Greg_Young1 · October 23, 2014, 1:41pm

There has been a lot of talk leading up to sharding/mt with event store to support say up to 300 servers. If anyone has a particular need for this could you please email me with some details? I am trying to prioritize when/how the work should be done. As of now most systems can be relatively easily linearized on a single replica set so it’s been low priority.

Do you need it for size of data or throughout?

Do you need multiple replica sets for tenant isolation (eg multiple DBS) or do you need the ability to shard a single tenant across many servers?

What is the timeline you are looking at?

Are there any other requirements you may have?

Cheers,

Greg

Fredrik_Skeel_Lokke · October 24, 2014, 9:06am

We definitely have some important use cases that would require sharding. I will do some back of the envelope calculations monday and get back to you.

Fredrik_Skeel_Lokke · October 29, 2014, 12:11pm

We are looking at writing/storing 50.000 small events per sec for about 20 years.

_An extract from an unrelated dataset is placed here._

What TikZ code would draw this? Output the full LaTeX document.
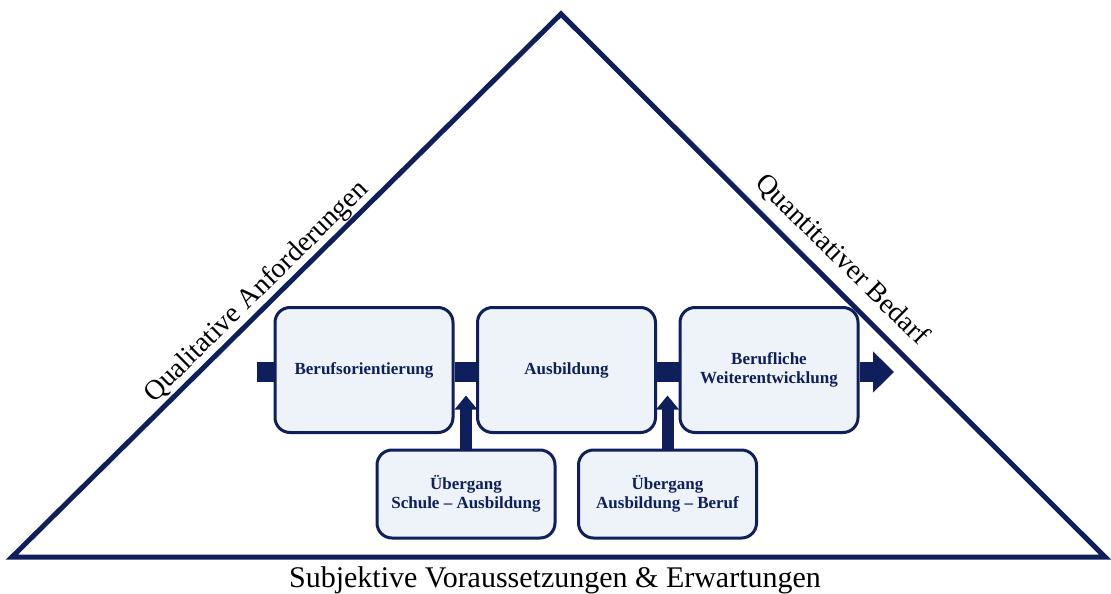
\documentclass[tikz,border=0pt]{standalone}
\usepackage{fontspec}
\setmainfont{Liberation Serif}
\usepackage{tikz}
\usetikzlibrary{arrows.meta,positioning,calc}

\definecolor{navy}{HTML}{0E1F5C}
\definecolor{boxfill}{HTML}{EEF2F9}

\tikzset{
  phase/.style={draw=navy,fill=boxfill,line width=3pt,rounded corners=15pt,
    minimum width=178pt,minimum height=125pt,align=center,text=navy,
    font=\fontsize{17}{19.5}\selectfont\bfseries},
  transit/.style={phase,minimum height=88pt},
  flowbar/.style={draw=navy,line width=20pt},
  uparrow/.style={draw=navy,line width=12pt,-{Triangle[length=14pt 0 0,width=22pt 0 0]}},
  sidelabel/.style={font=\fontsize{28}{30}\selectfont}
}

\begin{document}
\begin{tikzpicture}[x=1pt,y=-1pt]
    \useasboundingbox (0,0) rectangle (1111,594);

    % triangle
    \draw[navy,line width=5pt,line join=miter] (12,557) -- (561,14) -- (1105,557) -- cycle;

    \node[sidelabel,rotate=44.6] at (257,292) (qual) {Qualitative Anforderungen};
    \node[sidelabel,rotate=-44.6] at (842,260) (quant) {Quantitativer Bedarf};
    \node[sidelabel,font=\fontsize{30}{32}\selectfont] at (555,580) (subj) {Subjektive Voraussetzungen \& Erwartungen};

    % phases
    \node[phase] at (364,370) (bo) {Berufsorientierung};
    \node[phase] at (566.5,370) (ab) {Ausbildung};
    \node[phase] at (769,370) (bw) {Berufliche\\Weiterentwicklung};

    \node[transit] at (466,494) (ue1) {Übergang\\Schule -- Ausbildung};
    \node[transit] at (667.5,494) (ue2) {Übergang\\Ausbildung -- Beruf};

    \coordinate (start) at (257,372);
    \coordinate (goal) at (894,372);
    \draw[flowbar] (start) -- (bo.west |- start);
    \draw[flowbar] (bo.east |- start) -- (ab.west |- start);
    \draw[flowbar] (ab.east |- start) -- (bw.west |- start);
    \draw[flowbar,-{Triangle[length=21pt 0 0,width=40pt 0 0]}] (bw.east |- start) -- (goal);

    \foreach \i in {1,2} {
      \draw[uparrow] (ue\i.north) -- ++(0,-53);
    }
\end{tikzpicture}
\end{document}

The events would not have to be stored in a single stream, but can be partitioned naturally into a few thousand streams.

We imagine the number of consumers being below hundred…

Greg_Young1 · October 29, 2014, 12:38pm

What about elasticity how do you want to scale out? Is a set number from beginning good enough? Do you want to grow easily to say 100-500 machines without thought?

Along with this do you need custom hash functions?

Cheers,

Greg

Fredrik_Skeel_Lokke · October 30, 2014, 4:20pm

A set number would be fine.

Fredrik_Skeel_Lokke · October 30, 2014, 4:22pm

Can you elaborate a bit on the custom hash function part?

Greg_Young1 · October 30, 2014, 4:39pm

Eg you want to handle hashing to a node yourself

Fredrik_Skeel_Lokke · October 30, 2014, 5:35pm

I could imagine that being very usefull yes. So we could control the distribution of fast growing streams.

Greg_Young1 · October 30, 2014, 5:37pm

You could do that either way it’s more along the lines of domain specific sharding eg all data for this month should have locality

Poule_Dodue · June 16, 2017, 6:45pm

say a event is 300bytes, the sum is 1To per day;
Did you implement it with EventStore?